PA Consulting used a product called Google BigQuery to manipulate the datasets provided and the NHS IC was aware of this. The NHS IC had written confirmation from PA Consulting prior to the agreement being signed that no Google staff would be able to access the data; access continued to be restricted to the individuals named in the data sharing agreement.”
The second incident has been highlighted by privacy group Medconfidential, which in this post leads users to claims made by geographical information systems and marketing outfit Beacon Dosdsworth to the effect that it can use HES data to “better understand the health needs of local communities and populations and identify trends and patterns in order to target health improvement more effectively.”
Beacon Dodsworth has updated the page we've linked to above with the following text:
“Following recent concerns regarding our access to HES data and its use in P2People & Places, we would like to clarify that we have never had direct access to the raw HES data.”
The third privacy incident concerns an outfit called Earthware that writes here that it created “a demo online map we had created to demonstrate how HES data might be displayed in a mapping environment.”
That map quickly earned the ire of the HSCIC, which asked for it to be taken down. Earthware did so and offered the following statement:
Earthware immediately withdrew this map from our website upon request from the HSCIC and popped out this statement.
“Earthware would like to clarify the following:
- The map displayed mock data held by a third party who provided this data to Earthware via a web API
- We do not hold nor have we ever held HES data on our servers
- No patient identifiable data was ever displayed on the map
Earthware are confident that we have not breached any legal or regulatory rules regarding the licencing or publication of HES data.
We will continue to co-operate fully with the HSCIC if required.”
The HSCIC has issued its own statement about the incident, writing “We are investigating urgently the source of the data used by Earthware UK and whether controls demanded of any organisation using data have been maintained. After this investigation we will take any necessary action.”
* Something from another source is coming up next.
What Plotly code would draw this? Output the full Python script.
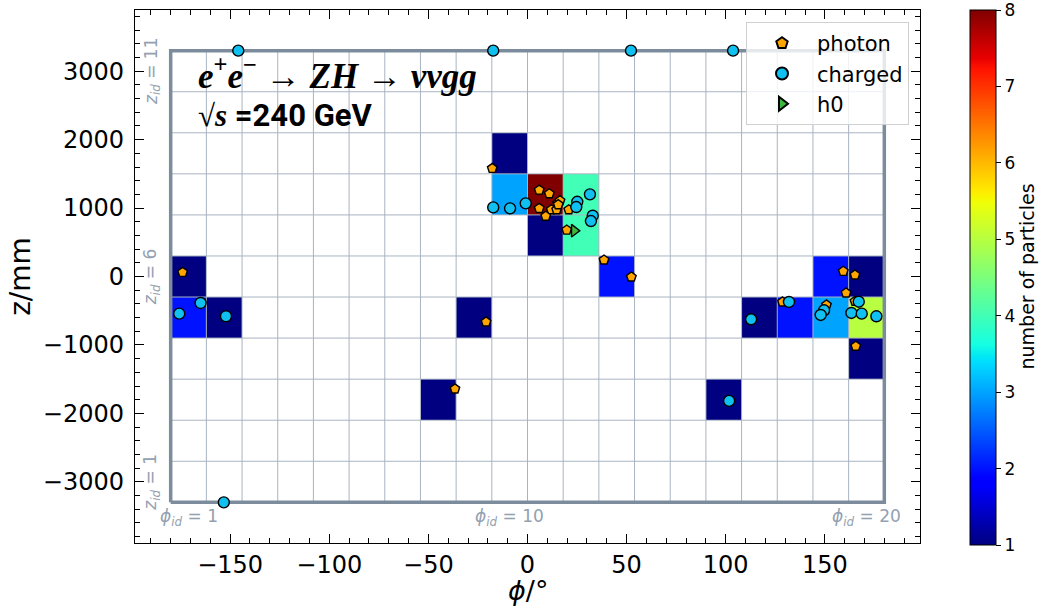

A busy time, then, for HSCIC's spin doctors and a yet more evidence that health data is travelling rather further, and faster, than anyone imagined. ®
PA Consulting has contacted The Reg and told us the data it holds "does not contain patient name, address, NHS number or Date of Birth" and that it has "followed all the conditions specified by the NHS such as the small numbers rule and giving access to the underlying data to others."
"We applied for access for up to 12 people," the missive continues, "but in practice only four people have regularly accessed the information."
The company also explained the project by saying "Over the past two years we have run a project to show the NHS how insight can be quickly and cost-effectively generated from large volumes of health data, enabling better care for patients. PA signed a data sharing agreement to gain access to the Hospital Episode Statistics dataset from the Health and Social Care Information Centre. The dataset does not contain information that can be linked to specific individuals and is held securely in the cloud in accordance with conditions specified and approved by HSCIC. Access to the dataset is tightly controlled and restricted to the small PA project team."
This kind of work, it added, has potential to trim health care costs.